Back at the base, upon discovering that all 8 of their warriors died, the good clan fortifies themselves with booby-traps. Meanwhile, the evil boss gloats with the Ninjas. They won't be content until they've killed the whole clan! Then they reveal their secret weapon: The lady ninja with the boobs! The next day, while on patrol, Shao and Awesome Dude run into a guy beating a girl up (guess which girl, and you get a coke) They rescue her, and despite Shao's misgivings, they take her in. It's obvious from the start that she actually likes Shao, but he doesn't seem to care. So she instead turns her affections on the far more welcoming A.D. She also spends her private time mapping out the base.

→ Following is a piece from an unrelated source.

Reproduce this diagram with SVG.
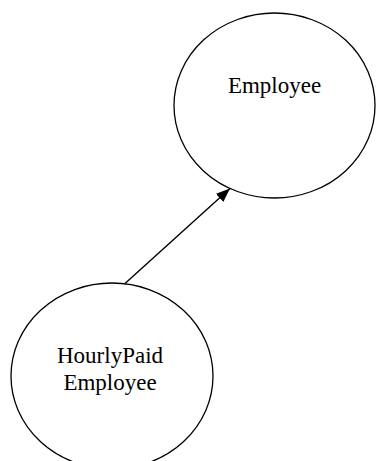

Unfortunately two well-trained men are still no match for an entire fricken army of badassed ninjas. Shao gets captured, and Awesome Dude gets impaled on the door the the bosses chambers, which get set on fire, killing the man inside. Man, he even dies awesome! When Shao wakes up, he's in some freaky-deaky Japanese bondage knot thingie. Lady Ninja tries to convince him that she loves him, but he cares about her even less now that she's killed all his friends and totally roofied his ass. After she leaves in a huff, he has a flashback to when he got a ninja lesson from a heretofore unmentioned hermit on how to get out of that very rope trick. (why is this the first we've heard of this?) After the Deus Ex Flashbackica, Shao takes Lady Ninja as a hostage to make his escape, and goes off to track down this Hermet fella. The boss ninja (who has now taken over the bad guy kung fu clan as well) punishes the girl. Because she's of the weaker sex, he spares her death, and instead sentences her to hard labor. How chivalrous. Shao, meanwhile, tracks down the old man, and joins his other three disciples in some crazy cool training montages. Because this is a Kung Fu flick, the four men become brothers. After becomming bad ass mofos, the four "ninjas" go off to kick some Japanese butt.
Oh yes, it's on now.
Jeezum Crow is this one heckuva Chop-socky film. The fights are fast and realistic, and of the hour and a half running time, only about 20 minutes are spent on dialogue. The rest is just shot after shot of guys trying to stab each other and/or kick each other in the face. But then, after all, isn't that why we watch Martial Arts films?